Don’t you know yourselves, with your kind of coping mechanisms? Should we talk about Tommy, the guy that spends his 8 to 5 streaming movies and when the boss comes to hover around his laptop, he switches to an empty word document or excel file. In those files, he has learnt to type random words, random numbers and yes, put up that working face. The kind that looks like he is cracking the world’s hardest problems.

What about Vanessa, the one that has transformed into a barista? She copes by scheduling all these many coffee breaks in the schedule. She has found a way to do coffee at every interval as she slogs to her desk every now and then. Then you have the Power Point obsessionist, the one who spends a day perfecting her power point slide, wondering which pastels, which greys will make it better. And then when she presents this slide, she soon realises it was never a big deal to anyone.

What about the ones that keep pushing to 5pm even when they have achieved the day’s goals? The ones waiting for the bell to ring. Or the ones that add in an extra 30 minutes, just to appear like they have put in extra time, and not appear too desperate? At what point do they get to confess that something is broken?

Do you want proof that something is broken? The Friday celebrations are proof. The Monday blues are proof. In fact, if you designed a survey that asked these groups to vote between Monday and Friday, they will confess that Friday is the day. You can see it in their upbeat life.
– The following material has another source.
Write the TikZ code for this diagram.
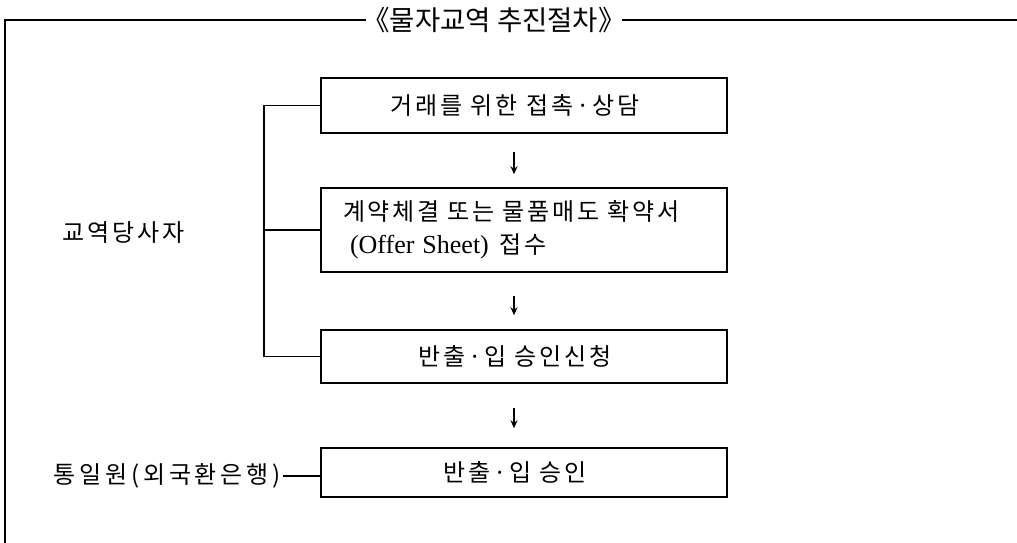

It is as though on Friday, they lay down the cross. They cast their burdens onto the weekend. And on Sunday evening, reality sets in, that the cross got to be carried again, again and again, they hit another week, another month, another year, and then a decade.

There is something that dies in the human mind with monotony, with predictability, things like creativity, the kind that cannot come out of group think, the kind that springs from the rivers of randomness. You know the kind from that shower hour, the kind that comes when one is in flow. Something got to be done. And if we kill the 8 to 5, then maybe we do not even have to design weekends and public holidays into work lives. Then people can feel upbeat to do their best on weekends. Because, people zone out, people step on the brake on the weekend. As though work is one thing and life is another thing.
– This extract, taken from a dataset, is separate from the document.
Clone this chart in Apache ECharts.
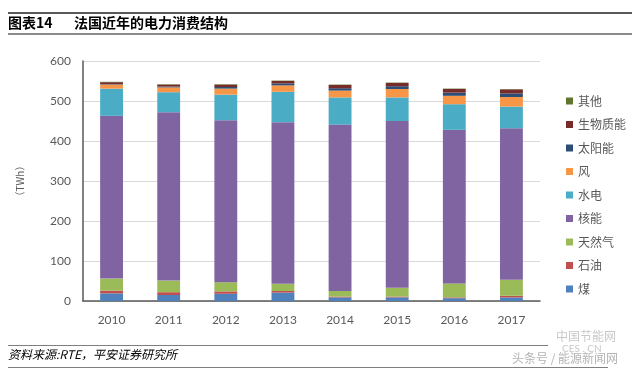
<!DOCTYPE html>
<html>
<head>
<meta charset="utf-8">
<script src="https://cdn.jsdelivr.net/npm/echarts@6/dist/echarts.min.js"></script>
<style>
  html, body { margin: 0; padding: 0; background: #fff; }
  #chart { width: 640px; height: 375px; }
</style>
</head>
<body>
<div id="chart"></div>
<script>
// years and TWh values
const years = ['2010', '2011', '2012', '2013', '2014', '2015', '2016', '2017']
const coal = [19, 15, 18, 21, 9, 9, 7, 9]
const oil = [7, 7, 6, 4, 2, 2, 2, 4]
const gas = [30, 29, 23, 18, 14, 22, 35, 40]
const nuclear = [407, 421, 405, 404, 416, 417, 384, 379]
const hydro = [68, 50, 64, 76, 68, 59, 64, 54]
const wind = [10, 12, 15, 16, 17, 21, 21, 24]
const solar = [1, 2, 4, 5, 6, 7, 8, 9]
const biomass = [5, 5, 6, 6, 8, 8, 9, 10]
const other = [1, 1, 1, 1, 1, 1, 1, 1]
const yTicks = [0, 100, 200, 300, 400, 500, 600]

const seriesDefs = [
  { name: '煤', data: coal, color: '#4F81BD' },
  { name: '石油', data: oil, color: '#C0504D' },
  { name: '天然气', data: gas, color: '#9BBB59' },
  { name: '核能', data: nuclear, color: '#8064A2' },
  { name: '水电', data: hydro, color: '#4BACC6' },
  { name: '风', data: wind, color: '#F79646' },
  { name: '太阳能', data: solar, color: '#2C4D75' },
  { name: '生物质能', data: biomass, color: '#772C2A' },
  { name: '其他', data: other, color: '#5F7530' }
]

const numFont = 'Lato, "Noto Sans CJK SC", sans-serif'
const cnFont = '"Noto Sans CJK SC", sans-serif'

const chart = echarts.init(document.getElementById('chart'))
chart.setOption({
  animation: false,
  backgroundColor: '#fff',
  grid: { left: 83, right: 100, top: 61, bottom: 74 },
  legend: {
    orient: 'vertical',
    left: 561,
    top: 89,
    icon: 'rect',
    itemWidth: 7,
    itemHeight: 7,
    itemGap: 9.5,
    data: seriesDefs.map(s => s.name).reverse(),
    textStyle: { fontFamily: cnFont, fontSize: 12, color: '#595959', lineHeight: 14 }
  },
  xAxis: {
    type: 'category',
    data: years,
    axisLine: { lineStyle: { color: '#595959', width: 1.5 } },
    axisTick: { show: false },
    axisLabel: { fontFamily: numFont, fontSize: 12, color: '#595959', margin: 13 }
  },
  yAxis: {
    type: 'value',
    min: yTicks[0],
    max: yTicks[yTicks.length - 1],
    interval: 100,
    name: '（TWh）',
    nameLocation: 'middle',
    nameRotate: 90,
    nameGap: 58,
    nameTextStyle: { fontFamily: cnFont, fontSize: 10, color: '#595959' },
    axisLine: { show: true, lineStyle: { color: '#595959', width: 1.5 } },
    axisTick: { show: false },
    splitLine: { lineStyle: { color: '#D9D9D9' } },
    axisLabel: { fontFamily: numFont, fontSize: 12, color: '#595959', margin: 12 }
  },
  series: seriesDefs.map(s => ({
    name: s.name,
    type: 'bar',
    stack: 'total',
    barWidth: '40%',
    data: s.data,
    itemStyle: { color: s.color }
  })),
  graphic: [
    { type: 'rect', shape: { x: 8, y: 12, width: 624, height: 2 }, style: { fill: '#595959' } },
    { type: 'rect', shape: { x: 8, y: 33, width: 624, height: 2 }, style: { fill: '#8c8c8c' } },
    {
      type: 'text', left: 8, top: 16,
      style: { text: '图表14', font: 'bold 14px ' + cnFont, fill: '#000' }
    },
    {
      type: 'text', left: 74, top: 16,
      style: { text: '法国近年的电力消费结构', font: 'bold 14px ' + cnFont, fill: '#000' }
    },
    { type: 'rect', shape: { x: 8, y: 345, width: 540, height: 1 }, style: { fill: '#7f7f7f' } },
    { type: 'rect', shape: { x: 8, y: 367, width: 600, height: 1 }, style: { fill: '#7f7f7f' } },
    {
      type: 'text', left: 8, top: 348,
      style: { text: '资料来源:RTE，平安证券研究所', font: 'italic 12px ' + cnFont, fill: '#000' }
    },
    {
      type: 'text', left: 556, top: 330,
      style: { text: '中国节能网', font: '12px ' + cnFont, fill: '#c8c8c8' }
    },
    {
      type: 'text', left: 562, top: 344,
      style: { text: 'CES . CN', font: '10px ' + numFont, fill: '#c8c8c8' }
    },
    {
      type: 'text', left: 512, top: 352,
      style: { text: '头条号 / 能源新闻网', font: '12px ' + cnFont, fill: '#b4b4b4' }
    }
  ]
})
</script>
</body>
</html>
How did we get here? Work is life, and life is work. They are not separate things. 8 to 5 has created the illusion of separation, or it is how we manage, by pretending like there is something we wake up to do, and once we have done it, we can go off to live. Is that how low we have fallen?

Something is broken about 8 to 5. It is expired. It is on the deathbed and we must start to think of the alternative. Something that will match with the Gen Z’s expectations, something that can enable them to run their TikTok channels as they deliver their best outcomes for their employers. And what is this thing where all bosses act perfect and appear emotionless? Is that like a thing for gracing the 8 to 5? Life is not that serious my people. May we remind all of us that we all die? No one comes out alive.
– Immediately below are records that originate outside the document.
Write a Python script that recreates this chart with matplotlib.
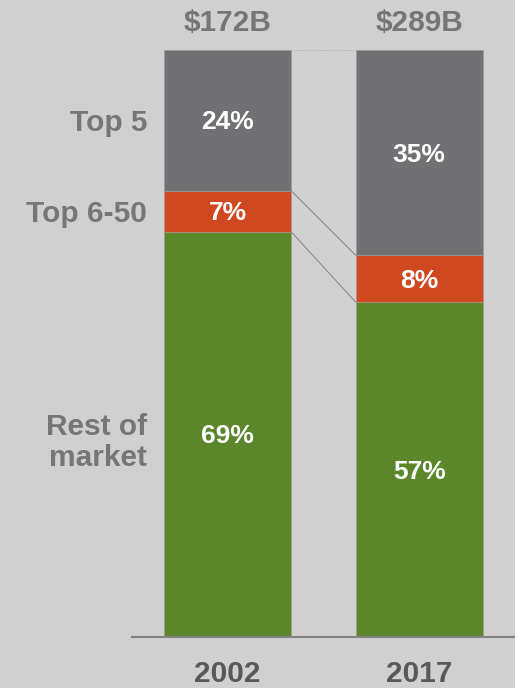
import matplotlib.pyplot as plt
import numpy as np

plt.rcParams['font.family'] = ['Liberation Sans', 'DejaVu Sans']

# market share by tier, bottom to top
years = ['2002', '2017']
totals = ['$172B', '$289B']
segments = ['Rest of\nmarket', 'Top 6-50', 'Top 5']
rest_of_market = [69, 57]
top_6_50 = [7, 8]
top_5 = [24, 35]

colors = ['#5b862a', '#d0481f', '#717073']
bg = '#d0d0d0'

fig = plt.figure(figsize=(5.15, 6.88), dpi=100, facecolor=bg)
ax = fig.add_axes([0.2563, 0.0746, 0.7437, 0.8528], facecolor=bg)

x = np.arange(len(years))
width = 0.663
series = [rest_of_market, top_6_50, top_5]
bottom = np.zeros(len(years))
for vals, c in zip(series, colors):
    vals = np.array(vals, dtype=float)
    ax.bar(x, vals, width, bottom=bottom, color=c, edgecolor='#9c9c9c',
           linewidth=0.4, zorder=2)
    for xi, v, b in zip(x, vals, bottom):
        ax.text(xi, b + v / 2 - 0.35, f'{int(v)}%', ha='center', va='center',
                color='white', fontsize=19, fontweight='bold', zorder=3)
    bottom += vals

# connector lines between segment boundaries
cum = np.cumsum(np.array(series), axis=0)
for row in cum[:-1]:
    ax.plot([x[0] + width / 2, x[1] - width / 2], [row[0], row[1]],
            color='#7a7a7a', lw=0.6, zorder=1)
ax.plot([x[0] + width / 2, x[1] - width / 2], [cum[-1][0], cum[-1][1]],
        color='#a0a0a0', lw=0.6, ls=':', zorder=1)

# segment names on the left, aligned to the 2002 bar
left = x[0] - width / 2 - 0.09
b = 0
for vals, name in zip(series, segments):
    v = vals[0]
    ax.text(left, b + v / 2 - (1.4 if '\n' in name else 0.5), name,
            ha='right', va='center', color='#767676', fontsize=21.5,
            fontweight='bold', linespacing=1.15, clip_on=False)
    b += v

# totals above bars
for xi, t in zip(x, totals):
    ax.text(xi, 104.6, t, ha='center', va='center', color='#767676',
            fontsize=21.5, fontweight='bold', clip_on=False)

ax.set_xlim(-0.5, 1.5)
ax.set_ylim(0, 100)
ax.set_xticks(x)
ax.set_xticklabels(years, fontsize=21.5, fontweight='bold', color='#595959')
ax.tick_params(axis='x', length=0, pad=17)
ax.set_yticks([])
for s in ['top', 'right', 'left']:
    ax.spines[s].set_visible(False)
ax.spines['bottom'].set_color('#808080')
ax.spines['bottom'].set_linewidth(1.5)

plt.savefig('out.png', dpi=100, facecolor=bg)
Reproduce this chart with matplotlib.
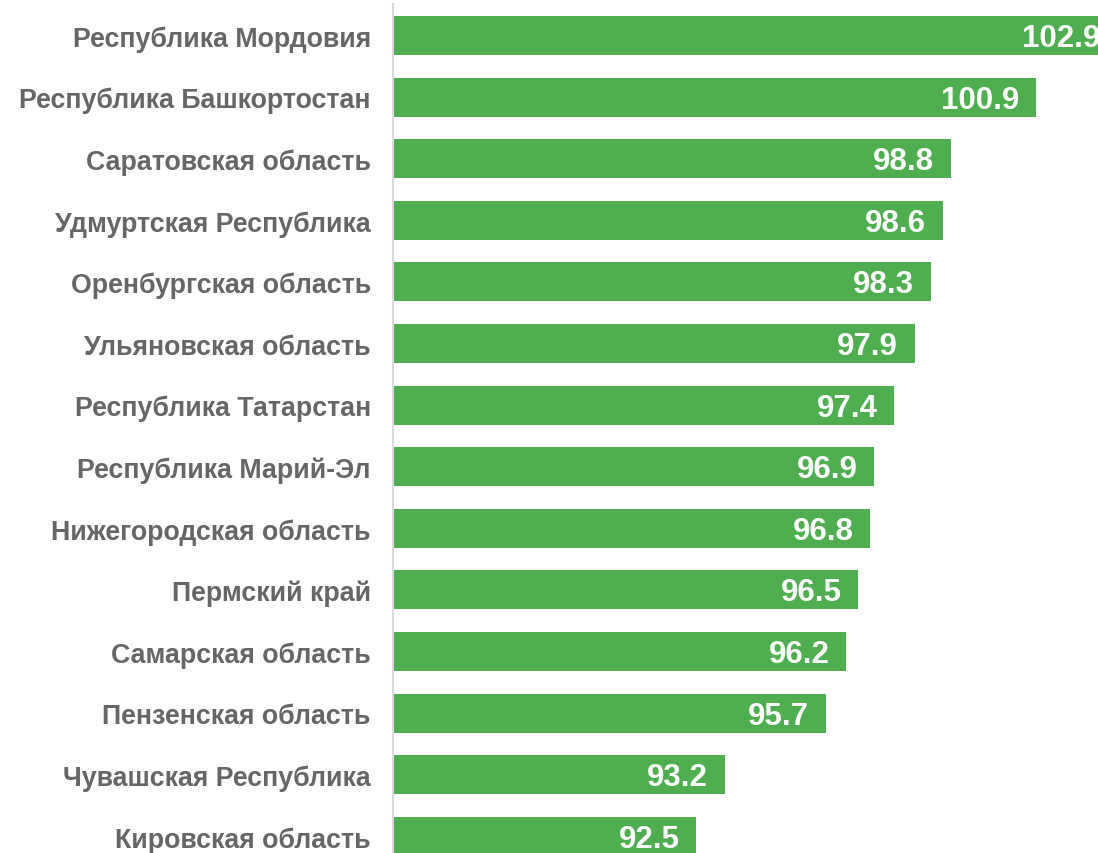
import matplotlib.pyplot as plt

regions = [
    'Республика Мордовия',
    'Республика Башкортостан',
    'Саратовская область',
    'Удмуртская Республика',
    'Оренбургская область',
    'Ульяновская область',
    'Республика Татарстан',
    'Республика Марий-Эл',
    'Нижегородская область',
    'Пермский край',
    'Самарская область',
    'Пензенская область',
    'Чувашская Республика',
    'Кировская область',
]
values = [102.9, 100.9, 98.8, 98.6, 98.3, 97.9, 97.4, 96.9, 96.8, 96.5, 96.2, 95.7, 93.2, 92.5]

plt.rcParams['font.family'] = ['Liberation Sans', 'DejaVu Sans']

fig = plt.figure(figsize=(10.98, 8.54), dpi=100)
ax = fig.add_axes([393 / 1098, 0, (1098 - 393) / 1098, 849 / 854])

pos = list(range(len(regions)))
ax.barh(pos, values, height=0.633, color='#4EAE50')

for p, v in zip(pos, values):
    ax.annotate(f'{v:.1f}', xy=(v, p), xytext=(-12, -1.8), textcoords='offset points',
                ha='right', va='center', color='white', fontsize=22.5, fontweight='bold',
                annotation_clip=False)

ax.set_xlim(85, 85 + 705 / 40.44)
ax.set_ylim(13.27, -0.511)
ax.set_yticks(pos)
ax.set_yticklabels(regions, fontsize=19.3, fontweight='bold', color='#666666')
ax.tick_params(axis='y', length=0, pad=16)
ax.set_xticks([])
for s in ['top', 'right', 'bottom']:
    ax.spines[s].set_visible(False)
ax.spines['left'].set_color('#d9d9d9')
ax.spines['left'].set_linewidth(1.5)

fig.savefig('out.png', dpi=100)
And maybe once we kill the 8 to 5, maybe then we will not have people rushing on bodas, we will not have to all collide in the same rush hours? We will not have people killing their relatives on Fridays and getting some rare sickness on Monday morning. Maybe then employees will be truthful and really work, not appear to work. Maybe we would deal with higher productivity.

And maybe Friday could become Monday and Monday could become Friday… and maybe, we then do not have to be scammed by statements such as ‘I am the youngest Range Rover owner in Uganda… join the Super life…’ And maybe then we will not need escapes anymore. Because there will not be any need to escape our work.